2012 Gippsland earthquake
- UTC time: 2012-06-19 10:53:29
- ISC event: 604029463
- USGS-ANSS: ComCat
- Local date: 19 June 2012
- Local time: 20:53:29 AEST
- Magnitude: 5.2 M_{w}^{(USGS)} 4.9 M_{L}
- Depth: 10.0 km (6.2 mi)
- Epicenter: 38°18′14″S 146°12′00″E﻿ / ﻿38.304°S 146.200°E
- Areas affected: Australia
- Max. intensity: MMI VII (Very strong)
- Aftershocks: >60
- Casualties: 0

= 2012 Gippsland earthquake =

Earthquake in Australia

A 5.2 earthquake struck Gippsland near Moe at 8.55 pm on 19 June 2012, at a shallow depth of 10.0 km. It was the strongest recorded in Victoria in at least three decades, with some sources suggesting it was the strongest in over a century. It was felt across much of Victoria and parts of New South Wales, with strong shaking reported across the state capital, Melbourne.
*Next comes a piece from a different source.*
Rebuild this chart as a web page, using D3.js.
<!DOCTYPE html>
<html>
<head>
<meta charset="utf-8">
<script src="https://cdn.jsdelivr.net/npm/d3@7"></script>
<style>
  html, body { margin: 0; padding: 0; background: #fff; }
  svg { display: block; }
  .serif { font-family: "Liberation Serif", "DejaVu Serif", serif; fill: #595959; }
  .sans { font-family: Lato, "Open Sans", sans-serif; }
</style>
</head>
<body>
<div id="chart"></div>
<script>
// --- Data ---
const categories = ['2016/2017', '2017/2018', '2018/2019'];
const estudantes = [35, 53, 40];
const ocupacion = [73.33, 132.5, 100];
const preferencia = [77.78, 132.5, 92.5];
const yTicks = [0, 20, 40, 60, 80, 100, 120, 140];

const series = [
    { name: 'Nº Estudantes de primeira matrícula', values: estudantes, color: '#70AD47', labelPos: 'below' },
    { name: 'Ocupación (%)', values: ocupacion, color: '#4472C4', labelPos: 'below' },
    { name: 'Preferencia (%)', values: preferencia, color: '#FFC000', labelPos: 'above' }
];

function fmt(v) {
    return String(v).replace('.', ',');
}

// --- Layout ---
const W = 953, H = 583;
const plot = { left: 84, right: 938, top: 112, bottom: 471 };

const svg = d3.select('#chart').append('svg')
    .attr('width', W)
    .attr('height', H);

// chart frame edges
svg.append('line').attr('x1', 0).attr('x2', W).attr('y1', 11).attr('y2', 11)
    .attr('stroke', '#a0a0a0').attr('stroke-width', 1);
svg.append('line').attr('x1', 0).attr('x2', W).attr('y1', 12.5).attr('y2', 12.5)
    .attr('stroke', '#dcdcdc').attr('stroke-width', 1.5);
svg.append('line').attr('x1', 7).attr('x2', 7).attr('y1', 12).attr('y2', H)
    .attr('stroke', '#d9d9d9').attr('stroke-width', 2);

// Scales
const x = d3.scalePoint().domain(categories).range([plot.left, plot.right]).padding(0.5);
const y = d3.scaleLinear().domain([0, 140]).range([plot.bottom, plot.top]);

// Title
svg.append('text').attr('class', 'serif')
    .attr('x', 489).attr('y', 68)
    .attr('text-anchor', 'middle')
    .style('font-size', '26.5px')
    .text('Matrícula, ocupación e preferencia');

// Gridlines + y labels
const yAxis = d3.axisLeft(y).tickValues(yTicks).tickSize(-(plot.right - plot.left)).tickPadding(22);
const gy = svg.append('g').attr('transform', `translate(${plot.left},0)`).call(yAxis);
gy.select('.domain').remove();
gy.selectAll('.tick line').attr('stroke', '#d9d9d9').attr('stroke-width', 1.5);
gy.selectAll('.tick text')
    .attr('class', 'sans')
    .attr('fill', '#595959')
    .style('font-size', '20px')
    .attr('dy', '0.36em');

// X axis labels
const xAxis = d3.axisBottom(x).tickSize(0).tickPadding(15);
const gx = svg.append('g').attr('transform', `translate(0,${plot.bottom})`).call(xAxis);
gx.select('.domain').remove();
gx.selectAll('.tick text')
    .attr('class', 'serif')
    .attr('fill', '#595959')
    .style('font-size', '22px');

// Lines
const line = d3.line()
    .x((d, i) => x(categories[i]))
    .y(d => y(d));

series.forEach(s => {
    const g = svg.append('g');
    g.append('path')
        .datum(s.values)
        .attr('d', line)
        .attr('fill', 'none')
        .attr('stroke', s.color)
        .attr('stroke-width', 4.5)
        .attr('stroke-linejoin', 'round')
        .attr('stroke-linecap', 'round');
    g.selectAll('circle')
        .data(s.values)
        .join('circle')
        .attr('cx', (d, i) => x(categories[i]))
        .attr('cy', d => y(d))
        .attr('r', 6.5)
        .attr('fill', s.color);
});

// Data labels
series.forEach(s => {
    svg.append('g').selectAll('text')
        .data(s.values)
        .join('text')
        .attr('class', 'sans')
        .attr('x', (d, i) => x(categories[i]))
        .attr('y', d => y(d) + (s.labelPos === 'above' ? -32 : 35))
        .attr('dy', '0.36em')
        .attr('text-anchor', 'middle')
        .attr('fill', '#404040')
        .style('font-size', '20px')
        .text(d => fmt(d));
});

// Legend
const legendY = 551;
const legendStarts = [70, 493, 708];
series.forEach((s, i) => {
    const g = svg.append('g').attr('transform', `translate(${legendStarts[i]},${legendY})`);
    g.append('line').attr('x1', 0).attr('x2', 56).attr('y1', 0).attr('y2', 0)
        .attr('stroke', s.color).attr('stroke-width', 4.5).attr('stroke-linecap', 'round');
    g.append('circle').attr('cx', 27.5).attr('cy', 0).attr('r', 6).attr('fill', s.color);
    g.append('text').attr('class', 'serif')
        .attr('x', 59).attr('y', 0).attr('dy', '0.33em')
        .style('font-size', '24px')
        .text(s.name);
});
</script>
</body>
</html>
Some minor building damage was reported in the Latrobe Valley close to the epicentre, and in the eastern suburbs of Melbourne. Around 30 requests for help were made to the SES, mainly due to cracked walls and ceilings, and a number of local businesses lost some stock. Power outages occurred in some homes, but no significant reports of gas leaks were reported. Approximately 60 aftershocks were recorded the following day, but most of these were not felt.

A magnitude 4.3 aftershock occurred in the same area at 7.11 pm on 20 July 2012 at a similar depth. This tremor was felt across south Gippsland, as well as Melbourne and the Mornington Peninsula. This aftershock was the strongest of over 200 that occurred since the initial quake.